Set exercise
Copy exactly the lines from the beginning of the data down to and including the line holding "acf_tick_pos = [0.05, 0.85, 1.9, 2.75]", without any pictures.

Data block
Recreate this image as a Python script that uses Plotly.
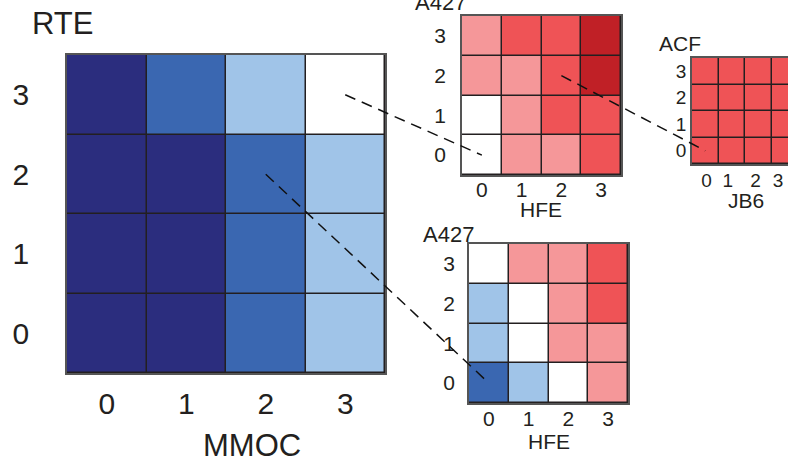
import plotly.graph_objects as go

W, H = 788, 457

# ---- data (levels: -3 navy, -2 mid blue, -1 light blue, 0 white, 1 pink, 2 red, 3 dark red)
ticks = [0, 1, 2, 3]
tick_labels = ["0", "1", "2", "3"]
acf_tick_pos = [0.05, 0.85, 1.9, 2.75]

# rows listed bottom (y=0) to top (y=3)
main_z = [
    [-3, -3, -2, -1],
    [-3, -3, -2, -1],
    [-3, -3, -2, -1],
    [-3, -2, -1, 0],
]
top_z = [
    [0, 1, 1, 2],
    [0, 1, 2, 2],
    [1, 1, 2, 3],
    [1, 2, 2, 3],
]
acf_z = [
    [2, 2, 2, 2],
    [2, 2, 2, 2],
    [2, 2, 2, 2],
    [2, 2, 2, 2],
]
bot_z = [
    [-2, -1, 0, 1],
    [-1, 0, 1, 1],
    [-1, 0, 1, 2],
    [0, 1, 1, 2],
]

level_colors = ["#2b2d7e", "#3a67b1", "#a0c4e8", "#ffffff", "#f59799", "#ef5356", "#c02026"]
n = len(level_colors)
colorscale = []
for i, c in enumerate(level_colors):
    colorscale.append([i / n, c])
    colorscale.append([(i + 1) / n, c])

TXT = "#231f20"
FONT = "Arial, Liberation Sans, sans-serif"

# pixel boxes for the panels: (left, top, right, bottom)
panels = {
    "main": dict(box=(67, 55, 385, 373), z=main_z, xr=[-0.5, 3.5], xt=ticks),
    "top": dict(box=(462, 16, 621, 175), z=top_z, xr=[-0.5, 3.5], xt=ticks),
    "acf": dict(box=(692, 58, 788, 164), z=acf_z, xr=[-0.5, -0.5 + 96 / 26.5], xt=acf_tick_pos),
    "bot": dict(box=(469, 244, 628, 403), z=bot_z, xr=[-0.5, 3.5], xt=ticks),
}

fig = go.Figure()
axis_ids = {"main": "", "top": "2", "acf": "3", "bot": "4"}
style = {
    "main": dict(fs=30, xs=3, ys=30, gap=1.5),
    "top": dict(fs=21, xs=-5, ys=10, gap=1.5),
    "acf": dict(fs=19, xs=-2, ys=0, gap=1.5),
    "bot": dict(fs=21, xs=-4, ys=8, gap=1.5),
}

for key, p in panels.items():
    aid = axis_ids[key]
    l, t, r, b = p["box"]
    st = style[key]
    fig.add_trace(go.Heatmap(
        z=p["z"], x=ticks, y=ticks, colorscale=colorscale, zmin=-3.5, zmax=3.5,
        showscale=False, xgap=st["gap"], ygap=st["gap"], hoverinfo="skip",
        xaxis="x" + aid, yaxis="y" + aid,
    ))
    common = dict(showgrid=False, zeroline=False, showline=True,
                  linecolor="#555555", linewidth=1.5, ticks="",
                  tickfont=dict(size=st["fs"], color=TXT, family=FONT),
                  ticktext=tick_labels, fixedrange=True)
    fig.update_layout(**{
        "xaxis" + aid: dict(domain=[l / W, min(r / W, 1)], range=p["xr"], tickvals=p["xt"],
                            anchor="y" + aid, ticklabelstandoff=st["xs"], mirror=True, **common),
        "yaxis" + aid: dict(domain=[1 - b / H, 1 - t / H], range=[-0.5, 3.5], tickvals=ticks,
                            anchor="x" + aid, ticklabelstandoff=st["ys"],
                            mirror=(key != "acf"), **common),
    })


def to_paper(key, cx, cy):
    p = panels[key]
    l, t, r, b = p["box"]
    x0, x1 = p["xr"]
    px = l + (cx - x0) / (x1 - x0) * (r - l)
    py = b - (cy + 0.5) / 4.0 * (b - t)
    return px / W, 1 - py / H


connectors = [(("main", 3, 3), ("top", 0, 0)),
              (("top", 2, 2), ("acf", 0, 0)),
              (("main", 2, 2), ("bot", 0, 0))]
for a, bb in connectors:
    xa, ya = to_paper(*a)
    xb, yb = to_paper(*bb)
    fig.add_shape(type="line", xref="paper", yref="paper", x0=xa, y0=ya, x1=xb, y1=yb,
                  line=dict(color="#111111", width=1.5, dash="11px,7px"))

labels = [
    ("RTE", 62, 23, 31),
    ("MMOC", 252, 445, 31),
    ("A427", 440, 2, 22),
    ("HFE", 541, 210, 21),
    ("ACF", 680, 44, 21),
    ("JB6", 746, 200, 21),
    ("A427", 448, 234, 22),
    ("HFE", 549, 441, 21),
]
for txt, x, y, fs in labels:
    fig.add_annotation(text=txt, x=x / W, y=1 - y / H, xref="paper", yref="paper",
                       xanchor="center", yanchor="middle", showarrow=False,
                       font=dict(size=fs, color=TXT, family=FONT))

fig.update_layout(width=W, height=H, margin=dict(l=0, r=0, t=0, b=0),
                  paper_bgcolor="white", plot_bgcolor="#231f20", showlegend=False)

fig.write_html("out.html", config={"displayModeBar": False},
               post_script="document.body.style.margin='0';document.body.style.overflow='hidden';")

Task answer
Recreate this image as a Python script that uses Plotly.
import plotly.graph_objects as go

W, H = 788, 457

# ---- data (levels: -3 navy, -2 mid blue, -1 light blue, 0 white, 1 pink, 2 red, 3 dark red)
ticks = [0, 1, 2, 3]
tick_labels = ["0", "1", "2", "3"]
acf_tick_pos = [0.05, 0.85, 1.9, 2.75]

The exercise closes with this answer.